— Start —
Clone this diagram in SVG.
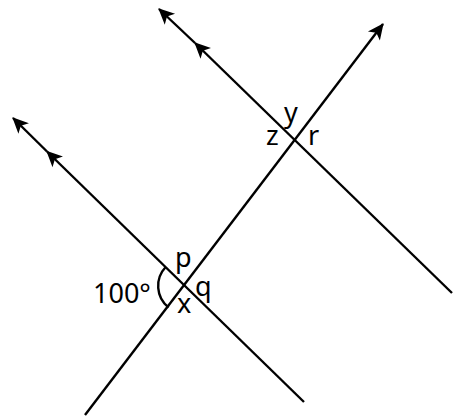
<svg xmlns="http://www.w3.org/2000/svg" width="461" height="419" viewBox="0 0 461 419">
<style>
.ln{stroke:#000;stroke-width:2.4;fill:none;stroke-linecap:butt}
.lbl{font-family:"Noto Sans","Open Sans",sans-serif;font-size:27px;fill:#000}
</style>
<defs>
<marker id="ah" markerUnits="userSpaceOnUse" markerWidth="20" markerHeight="20" viewBox="-17 -10 20 20" refX="0" refY="0" orient="auto">
<path d="M1,0 L-15,-7.5 L-11,0 L-15,7.5 Z" fill="#000"/>
</marker>
</defs>
<rect width="461" height="419" fill="#fff"/>
<g id="connectors">
<path class="ln" d="M304,402 L47,151.5" marker-end="url(#ah)"/>
<path class="ln" d="M47,151.5 L13,118" marker-end="url(#ah)"/>
<path class="ln" d="M452,293 L195,43" marker-end="url(#ah)"/>
<path class="ln" d="M195,43 L159,9" marker-end="url(#ah)"/>
<path class="ln" d="M85,415 L383,24" marker-end="url(#ah)"/>
</g>
<g id="angle-100">
<path class="ln" d="M165.7,267 A27.5,27.5 0 0 0 168.6,307.5"/>
<text class="lbl" x="93" y="303">100°</text>
</g>
<g id="labels-lower">
<text class="lbl" x="175" y="267">p</text>
<text class="lbl" x="195" y="296">q</text>
<text class="lbl" x="177" y="313">x</text>
</g>
<g id="labels-upper">
<text class="lbl" x="284" y="122">y</text>
<text class="lbl" x="266" y="145">z</text>
<text class="lbl" x="308" y="145">r</text>
</g>
</svg>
— End —
§ **Given exercise**:
Without including any pictures, reproduce the listing exactly.

§ **Solution**:
Clone this diagram in SVG.
<svg xmlns="http://www.w3.org/2000/svg" width="461" height="419" viewBox="0 0 461 419">
<style>
.ln{stroke:#000;stroke-width:2.4;fill:none;stroke-linecap:butt}
.lbl{font-family:"Noto Sans","Open Sans",sans-serif;font-size:27px;fill:#000}
</style>
<defs>
<marker id="ah" markerUnits="userSpaceOnUse" markerWidth="20" markerHeight="20" viewBox="-17 -10 20 20" refX="0" refY="0" orient="auto">
<path d="M1,0 L-15,-7.5 L-11,0 L-15,7.5 Z" fill="#000"/>
</marker>
</defs>
<rect width="461" height="419" fill="#fff"/>
<g id="connectors">
<path class="ln" d="M304,402 L47,151.5" marker-end="url(#ah)"/>
<path class="ln" d="M47,151.5 L13,118" marker-end="url(#ah)"/>
<path class="ln" d="M452,293 L195,43" marker-end="url(#ah)"/>
<path class="ln" d="M195,43 L159,9" marker-end="url(#ah)"/>
<path class="ln" d="M85,415 L383,24" marker-end="url(#ah)"/>
</g>
<g id="angle-100">
<path class="ln" d="M165.7,267 A27.5,27.5 0 0 0 168.6,307.5"/>
<text class="lbl" x="93" y="303">100°</text>
</g>
<g id="labels-lower">
<text class="lbl" x="175" y="267">p</text>
<text class="lbl" x="195" y="296">q</text>
<text class="lbl" x="177" y="313">x</text>
</g>
<g id="labels-upper">
<text class="lbl" x="284" y="122">y</text>
<text class="lbl" x="266" y="145">z</text>
<text class="lbl" x="308" y="145">r</text>
</g>
</svg>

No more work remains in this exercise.